I am a person who will always try to finish, I love to finish almost as much as I hate to drag boxes of leftovers around with me. But at Rinaldo’s—and listen, I know you love to eat just like I love to eat— you are just not going to finish your meal alone. Bring a friend. Don’t have a friend? Make one. Just make sure they like pasta.

Sitting in the dining room amid the cozy crowd of diners, everything and everyone is bathed in a warm glow of red. It’s like the restaurant itself is a plate full of pasta swimming in a neon red tomato sauce. It smells like toasted bread and herbed sauce. There is an easiness to everything on the menu: quaffable wine, crushable brews and nothing but super approachable food. Most of the tables are groups of three or four. There is only one other table of one, another woman reading a book while she picks at her pasta.

Mio Primativo ($8), a red wine as plump and undemanding as a fairy godmother, enchants with its smooth simplicity, turns out to be an easy match to any of restaurant’s dishes. I drink it as chatter fills the gaps between songs like “Rockin’ Robin” and “Do You Love Me”. I watch servers rush past with pans of pizza and baskets with heaping sandwiches, glasses of beer and Aperol spritzes. Eventually mine swings by with mozza sticks ($9).

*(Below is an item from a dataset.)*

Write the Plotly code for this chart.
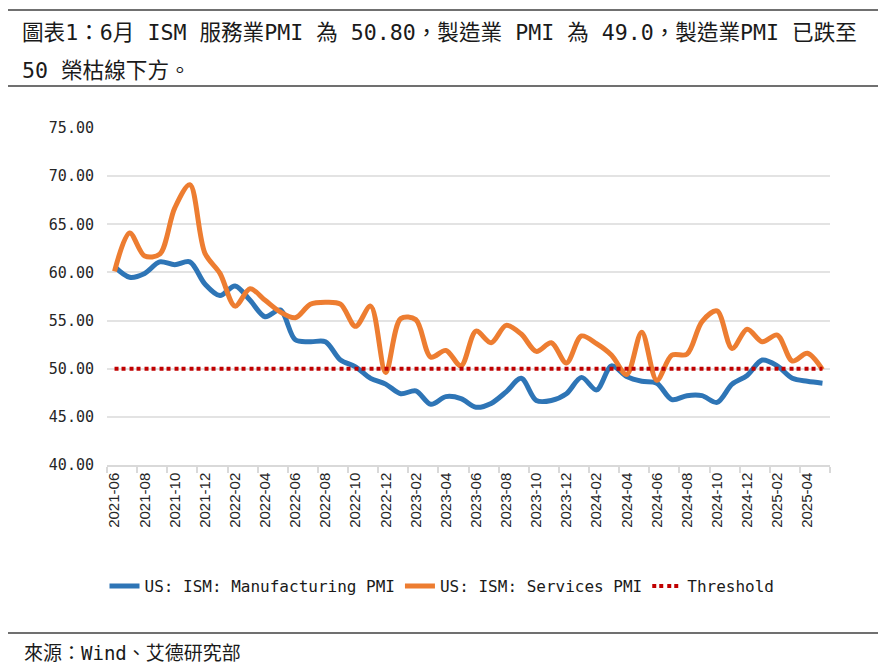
import plotly.graph_objects as go

months = [
    "2021-06", "2021-07", "2021-08", "2021-09", "2021-10", "2021-11", "2021-12",
    "2022-01", "2022-02", "2022-03", "2022-04", "2022-05", "2022-06", "2022-07",
    "2022-08", "2022-09", "2022-10", "2022-11", "2022-12",
    "2023-01", "2023-02", "2023-03", "2023-04", "2023-05", "2023-06", "2023-07",
    "2023-08", "2023-09", "2023-10", "2023-11", "2023-12",
    "2024-01", "2024-02", "2024-03", "2024-04", "2024-05", "2024-06", "2024-07",
    "2024-08", "2024-09", "2024-10", "2024-11", "2024-12",
    "2025-01", "2025-02", "2025-03", "2025-04", "2025-05",
]

manufacturing = [
    60.6, 59.5, 59.9, 61.1, 60.8, 61.1, 58.8,
    57.6, 58.6, 57.1, 55.4, 56.1, 53.0, 52.8,
    52.8, 50.9, 50.2, 49.0, 48.4,
    47.4, 47.7, 46.3, 47.1, 46.9, 46.0, 46.4,
    47.6, 49.0, 46.7, 46.7, 47.4,
    49.1, 47.8, 50.3, 49.2, 48.7, 48.5, 46.8,
    47.2, 47.2, 46.5, 48.4, 49.3,
    50.9, 50.3, 49.0, 48.7, 48.5,
]

services = [
    60.1, 64.1, 61.7, 61.9, 66.7, 69.1, 62.0,
    59.9, 56.5, 58.3, 57.1, 55.9, 55.3, 56.7,
    56.9, 56.7, 54.4, 56.5, 49.6,
    55.2, 55.1, 51.2, 51.9, 50.3, 53.9, 52.7,
    54.5, 53.6, 51.8, 52.7, 50.6,
    53.4, 52.6, 51.4, 49.4, 53.8, 48.8, 51.4,
    51.5, 54.9, 56.0, 52.1, 54.1,
    52.8, 53.5, 50.8, 51.6, 49.9,
]

threshold = [50.0] * len(months)

y_ticks = [40, 45, 50, 55, 60, 65, 70, 75]

title_lines = [
    "圖表1：6月 ISM 服務業PMI 為 50.80，製造業 PMI 為 49.0，製造業PMI 已跌至",
    "50 榮枯線下方。",
]
source_text = "來源：Wind、艾德研究部"

idx = list(range(len(months)))

fig = go.Figure()
fig.add_trace(go.Scatter(
    x=idx, y=manufacturing, mode="lines", name="US: ISM: Manufacturing PMI",
    line=dict(color="#2E75B6", width=5, shape="spline", smoothing=0.9),
))
fig.add_trace(go.Scatter(
    x=idx, y=services, mode="lines", name="US: ISM: Services PMI",
    line=dict(color="#ED7D31", width=5, shape="spline", smoothing=0.9),
))
fig.add_trace(go.Scatter(
    x=idx, y=threshold, mode="lines", name="Threshold",
    line=dict(color="#C00000", width=4, dash="4px,3px,4px,4px"),
))

L, R, T, B = 107, 54, 128, 207
W, H = 884, 672
pw, ph = W - L - R, H - T - B


def py(p):
    return (H - B - p) / ph


def px(q):
    return (q - L) / pw


shapes = []
for yy in (10, 86, 633):
    shapes.append(dict(type="line", xref="paper", yref="paper",
                       x0=px(8), x1=px(878), y0=py(yy), y1=py(yy),
                       line=dict(color="#404040", width=1.5)))

title_font = dict(family="DejaVu Sans Mono, Noto Sans CJK TC", size=21.6, color="#1a1a1a")
annotations = [
    dict(text=title_lines[0], xref="paper", yref="paper", x=px(20), y=py(33),
         xanchor="left", yanchor="middle", showarrow=False, font=title_font),
    dict(text=title_lines[1], xref="paper", yref="paper", x=px(20), y=py(70),
         xanchor="left", yanchor="middle", showarrow=False, font=title_font),
    dict(text=source_text, xref="paper", yref="paper", x=px(22), y=py(653),
         xanchor="left", yanchor="middle", showarrow=False,
         font=dict(family="DejaVu Sans Mono, Noto Sans CJK TC", size=19, color="#1a1a1a")),
]

fig.update_layout(
    width=W, height=H,
    margin=dict(l=L, r=R, t=T, b=B, pad=0),
    paper_bgcolor="white", plot_bgcolor="white",
    shapes=shapes, annotations=annotations,
    showlegend=True,
    legend=dict(orientation="h", x=px(442), xanchor="center", y=py(586), yanchor="middle",
                font=dict(family="DejaVu Sans Mono", size=16, color="#1a1a1a"),
                itemwidth=30, tracegroupgap=0),
    xaxis=dict(
        range=[-0.5, len(months) - 0.5],
        tickmode="array", tickvals=idx[::2], ticktext=months[::2],
        tickangle=-90, ticks="", showgrid=False, zeroline=False,
        showline=True, linecolor="#D9D9D9", linewidth=1.5,
        tickfont=dict(family="Arial", size=15, color="#262626"),
        minor=dict(tickmode="array", tickvals=[i - 0.5 for i in range(0, len(months) + 1, 2)],
                   ticks="outside", ticklen=6, tickcolor="#D9D9D9", tickwidth=1.5, showgrid=False),
        fixedrange=True,
    ),
    yaxis=dict(
        range=[40, 75], tickmode="array", tickvals=y_ticks, tickformat=".2f",
        showgrid=True, gridcolor="#E3E3E3", gridwidth=1.5, zeroline=False,
        showline=False, ticks="", ticklabelstandoff=12,
        tickfont=dict(family="DejaVu Sans Mono", size=15, color="#262626"),
        fixedrange=True,
    ),
)

fig.write_html("out.html", config={"displayModeBar": False},
               post_script="document.body.style.margin='0px';")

Hefty and crisp, the mozza sticks are thickly breaded and topped with parmesan shavings and flecks of parsley. They are served with a sweet sour cream dipping sauce that is flecked with even more herbs. I slowly eat half of them, the cheese stretching out from each bite the way it does in ads for pizza chains and episodes of Teenage Mutant Ninja Turtles. This is when I start to feel full.

Perhaps I overstated earlier when I said you can’t finish a meal at Rinaldo’s. I mean, sure, you can finish. Maybe you even will finish! If you do finish, I have nothing but respect for you and your distensibility. But I’ve also gotta say: if you do finish, you will definitely feel finished. You may very well fall asleep, curled up like a cat in the red glow of the curbside in the middle of dialling either a cab company or 911.

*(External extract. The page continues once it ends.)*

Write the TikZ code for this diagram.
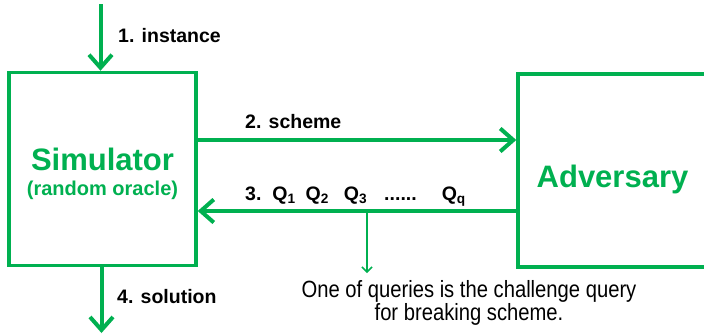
\documentclass[tikz,border=0pt]{standalone}
\usepackage{fontspec}
\setmainfont{Liberation Sans}
\newfontfamily\notefont[FakeStretch=0.86]{Liberation Sans}
\usepackage{xcolor}
\usetikzlibrary{arrows.meta, positioning, calc}
\definecolor{pptgreen}{RGB}{0,176,80}

\begin{document}
\begin{tikzpicture}[
    x=1pt, y=-1pt,
    party/.style={draw=pptgreen, line width=3.5pt, minimum height=193pt, inner sep=0pt},
    flow/.style={draw=pptgreen, line width=4pt, -{Straight Barb[length=13pt, width=23pt]}},
    hint/.style={draw=pptgreen, line width=1.5pt, -{Straight Barb[length=5pt, width=10pt]}},
    msglabel/.style={font=\fontsize{19.5}{23}\selectfont\bfseries, inner sep=0pt, anchor=base west},
    partyname/.style={font=\fontsize{31}{36}\selectfont\bfseries, text=pptgreen, inner sep=0pt, anchor=base},
    partysub/.style={font=\fontsize{20}{24}\selectfont\bfseries, text=pptgreen, inner sep=0pt, anchor=base},
    notetext/.style={font=\notefont\fontsize{23.5}{23}\selectfont, inner sep=0pt, anchor=base, align=center}
]
    \clip (0,0) rectangle (704,335);

    % the two parties
    \node[party, minimum width=187pt] (sim) at (102.5,169) {};
    \node[party, minimum width=194pt] (adv) at (615,170.5) {};
    \node[partyname] (simname) at (102.5,170) {Simulator};
    \node[partysub] (simsub) at (102.5,195) {(random oracle)};
    \node[partyname] (advname) at (612.5,187) {Adversary};

    % 1. instance
    \coordinate (instart) at (100.5,4);
    \draw[flow] (instart) -- (instart |- sim.north);
    \node[msglabel] (inlabel) at (118,42) {1. instance};

    % 2. scheme
    \draw[flow] (sim.east |- 0,140) -- (adv.west |- 0,140);
    \node[msglabel] (schlabel) at (245,128) {2. scheme};

    % 3. queries
    \draw[flow] (adv.west |- 0,211) -- (sim.east |- 0,211);
    \node[msglabel] (qlabel) at (245,200) {3.\hspace{11pt}Q\textsubscript{1}\hspace{10pt}Q\textsubscript{2}\hspace{15pt}Q\textsubscript{3}\hspace{17pt}......\hspace{25pt}Q\textsubscript{q}};
    \coordinate (qtap) at (367,211);
    \draw[hint] (qtap) -- ++(0,62);
    \node[notetext] (challenge) at (469,320) {One of queries is the challenge query\\for breaking scheme.};

    % 4. solution
    \coordinate (solend) at (101.5,333);
    \draw[flow] (solend |- sim.south) -- (solend);
    \node[msglabel] (sollabel) at (117,303) {4. solution};
\end{tikzpicture}
\end{document}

If you order, say, just the basket of fat, gooey mozza sticks, I actually have no doubt that you can finish. But that, friend, is just a plate of food. That’s not a meal. If you only order one plate of food at Rinaldo’s, you need to understand that you haven’t truly finished because you’ve only just begun. Congratulations on getting to Rivendell, basically, but you haven’t even glimpsed the Misty Mountains. I mean, come on. One fucking plate? You shall not pass, buddy.

A place like Rinaldo’s—a restaurant serving up classic Italian-American dishes that revel in heaviness and hominess, that made Lady love The Tramp and that gave Tony Micelli the chutzpah to think he might be The Boss (he wasn’t, we all know it was Mona)—is the kind of restaurant that should have the rims of bowls and edges of plates bumping up against each other and the checked paper in the bottom of the basket of mozzarella sticks flapping against the hot, golden crust of a meaty pizza. There should be spilled wine and crumpled napkins, red cheeks and peals of laughter. There should definitely be pasta.

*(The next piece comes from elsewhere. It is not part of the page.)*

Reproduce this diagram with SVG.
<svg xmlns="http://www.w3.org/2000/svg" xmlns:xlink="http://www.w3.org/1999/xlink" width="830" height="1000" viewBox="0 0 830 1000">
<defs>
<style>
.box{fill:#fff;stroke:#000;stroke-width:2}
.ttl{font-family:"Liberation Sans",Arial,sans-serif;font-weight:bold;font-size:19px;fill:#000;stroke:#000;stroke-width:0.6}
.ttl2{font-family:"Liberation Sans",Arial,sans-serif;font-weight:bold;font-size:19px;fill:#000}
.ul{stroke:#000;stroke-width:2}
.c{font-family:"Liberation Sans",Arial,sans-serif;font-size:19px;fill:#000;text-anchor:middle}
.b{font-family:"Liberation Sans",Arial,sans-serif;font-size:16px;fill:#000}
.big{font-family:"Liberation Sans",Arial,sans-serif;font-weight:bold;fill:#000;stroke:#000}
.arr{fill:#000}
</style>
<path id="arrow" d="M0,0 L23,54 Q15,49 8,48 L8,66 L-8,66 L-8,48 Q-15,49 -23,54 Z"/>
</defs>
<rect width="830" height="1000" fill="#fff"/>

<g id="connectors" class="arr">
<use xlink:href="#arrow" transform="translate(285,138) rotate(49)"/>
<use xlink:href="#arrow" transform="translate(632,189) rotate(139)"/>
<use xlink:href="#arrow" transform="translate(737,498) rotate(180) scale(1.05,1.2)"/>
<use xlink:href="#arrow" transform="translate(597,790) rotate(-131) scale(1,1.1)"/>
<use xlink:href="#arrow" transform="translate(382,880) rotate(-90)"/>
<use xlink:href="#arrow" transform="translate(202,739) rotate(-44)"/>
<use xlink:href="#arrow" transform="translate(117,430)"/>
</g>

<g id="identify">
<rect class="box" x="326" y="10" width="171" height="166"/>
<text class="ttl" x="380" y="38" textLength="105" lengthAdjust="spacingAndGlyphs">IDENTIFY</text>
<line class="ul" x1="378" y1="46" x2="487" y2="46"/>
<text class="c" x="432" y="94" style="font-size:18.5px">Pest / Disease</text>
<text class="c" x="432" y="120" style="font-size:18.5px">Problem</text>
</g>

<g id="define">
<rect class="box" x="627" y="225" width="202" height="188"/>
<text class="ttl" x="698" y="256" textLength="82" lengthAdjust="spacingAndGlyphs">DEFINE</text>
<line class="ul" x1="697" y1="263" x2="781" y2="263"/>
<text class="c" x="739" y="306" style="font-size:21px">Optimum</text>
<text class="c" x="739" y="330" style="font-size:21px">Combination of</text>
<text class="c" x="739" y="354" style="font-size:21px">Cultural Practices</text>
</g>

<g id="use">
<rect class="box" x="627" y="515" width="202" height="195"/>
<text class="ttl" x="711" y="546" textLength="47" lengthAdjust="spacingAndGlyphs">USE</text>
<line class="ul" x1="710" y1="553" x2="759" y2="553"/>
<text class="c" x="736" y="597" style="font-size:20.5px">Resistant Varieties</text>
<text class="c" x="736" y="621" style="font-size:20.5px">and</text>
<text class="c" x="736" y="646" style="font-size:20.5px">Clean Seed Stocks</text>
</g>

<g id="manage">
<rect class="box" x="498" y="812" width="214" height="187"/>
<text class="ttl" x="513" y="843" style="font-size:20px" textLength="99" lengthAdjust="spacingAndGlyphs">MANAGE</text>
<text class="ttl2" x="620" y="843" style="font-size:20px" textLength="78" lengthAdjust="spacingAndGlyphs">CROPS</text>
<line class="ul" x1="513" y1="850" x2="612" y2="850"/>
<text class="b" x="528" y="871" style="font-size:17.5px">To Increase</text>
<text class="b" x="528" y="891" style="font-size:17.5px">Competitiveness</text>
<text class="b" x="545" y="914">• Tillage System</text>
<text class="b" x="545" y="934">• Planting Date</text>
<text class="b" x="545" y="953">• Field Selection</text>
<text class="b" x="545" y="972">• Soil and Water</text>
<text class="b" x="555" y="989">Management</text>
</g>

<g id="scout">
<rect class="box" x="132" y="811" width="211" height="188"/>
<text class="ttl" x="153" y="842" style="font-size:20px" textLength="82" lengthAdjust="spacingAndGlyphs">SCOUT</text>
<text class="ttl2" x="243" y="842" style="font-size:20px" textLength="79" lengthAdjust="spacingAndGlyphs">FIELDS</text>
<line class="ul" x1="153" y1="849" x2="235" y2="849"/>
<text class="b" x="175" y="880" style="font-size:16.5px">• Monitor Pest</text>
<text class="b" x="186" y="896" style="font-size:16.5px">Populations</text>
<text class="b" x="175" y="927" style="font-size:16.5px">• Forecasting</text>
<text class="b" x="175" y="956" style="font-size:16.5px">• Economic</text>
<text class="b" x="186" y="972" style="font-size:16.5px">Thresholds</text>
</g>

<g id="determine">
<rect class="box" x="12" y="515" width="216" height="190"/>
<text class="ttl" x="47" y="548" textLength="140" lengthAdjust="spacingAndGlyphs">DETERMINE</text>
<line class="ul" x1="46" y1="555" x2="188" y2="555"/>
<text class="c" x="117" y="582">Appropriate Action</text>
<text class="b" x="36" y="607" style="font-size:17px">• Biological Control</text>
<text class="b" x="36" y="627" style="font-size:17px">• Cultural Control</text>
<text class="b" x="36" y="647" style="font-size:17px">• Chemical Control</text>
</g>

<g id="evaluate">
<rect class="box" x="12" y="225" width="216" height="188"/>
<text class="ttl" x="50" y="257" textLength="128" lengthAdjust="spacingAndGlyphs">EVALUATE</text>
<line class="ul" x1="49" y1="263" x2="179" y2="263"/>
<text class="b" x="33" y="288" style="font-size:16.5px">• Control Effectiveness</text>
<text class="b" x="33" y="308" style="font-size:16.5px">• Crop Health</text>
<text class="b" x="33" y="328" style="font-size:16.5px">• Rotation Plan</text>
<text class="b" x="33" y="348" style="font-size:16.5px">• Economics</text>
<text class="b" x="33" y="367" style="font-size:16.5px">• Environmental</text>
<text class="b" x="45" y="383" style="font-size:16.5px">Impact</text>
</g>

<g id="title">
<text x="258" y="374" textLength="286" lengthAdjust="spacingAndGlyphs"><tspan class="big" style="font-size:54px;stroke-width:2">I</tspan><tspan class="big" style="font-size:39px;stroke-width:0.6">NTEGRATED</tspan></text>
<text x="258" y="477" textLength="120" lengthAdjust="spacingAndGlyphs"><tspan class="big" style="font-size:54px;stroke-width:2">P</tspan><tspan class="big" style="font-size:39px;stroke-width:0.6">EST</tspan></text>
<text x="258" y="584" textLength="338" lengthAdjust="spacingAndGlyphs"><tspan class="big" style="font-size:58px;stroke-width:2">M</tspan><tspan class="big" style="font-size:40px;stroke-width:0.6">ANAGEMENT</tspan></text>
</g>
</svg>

The cavatelli ($17) is handmade, pressed into shape with a board to give it ridges. Some of it is clumped together in doughy lumps, but most are well formed, dense and chewy without being tough. It’s a smart house pasta, filling and satisfying. The tomato sauce is tinged with sweetness and just the faintest whisper of heat. Two fat meatballs and a scoop of ricotta sit under a sprinkling of parmesan cheese, a puff of herbed steam fills the air when I slice into one. Fontella Bass’s “Rescue Me” is playing. I am not even finished the first meatball when I ask my server to—you guessed it—rescue me.

As the night wears on and carafes and cups are emptied, the chatter in the small restaurant seems to climb and climb until it drowns out the soulful hits on the stereo. It’s a rare case of the din actually improving the ambience: Rinaldo’s just feels like a place of excess, where you eat a lot, drink a lot, talk a lot, laugh a lot.

Full, bursting at the seams even, I embrace the excess and with a furtive glance at the two take-out boxes on the table across from me go ahead and order a Boston Cream doughnut ($3.50) for dessert. The doughnut itself is savoury and dense, the custard inside sweet and thick. My fingers glisten with oil and chocolate as I break pieces off and slowly finish it. Yes, I finish it.

My cheeks are hot and flushed from the wine when I leave. The winter air is like a cold slap. I will never go back to Rinaldo’s alone, I pray. But I’ve never been very religious.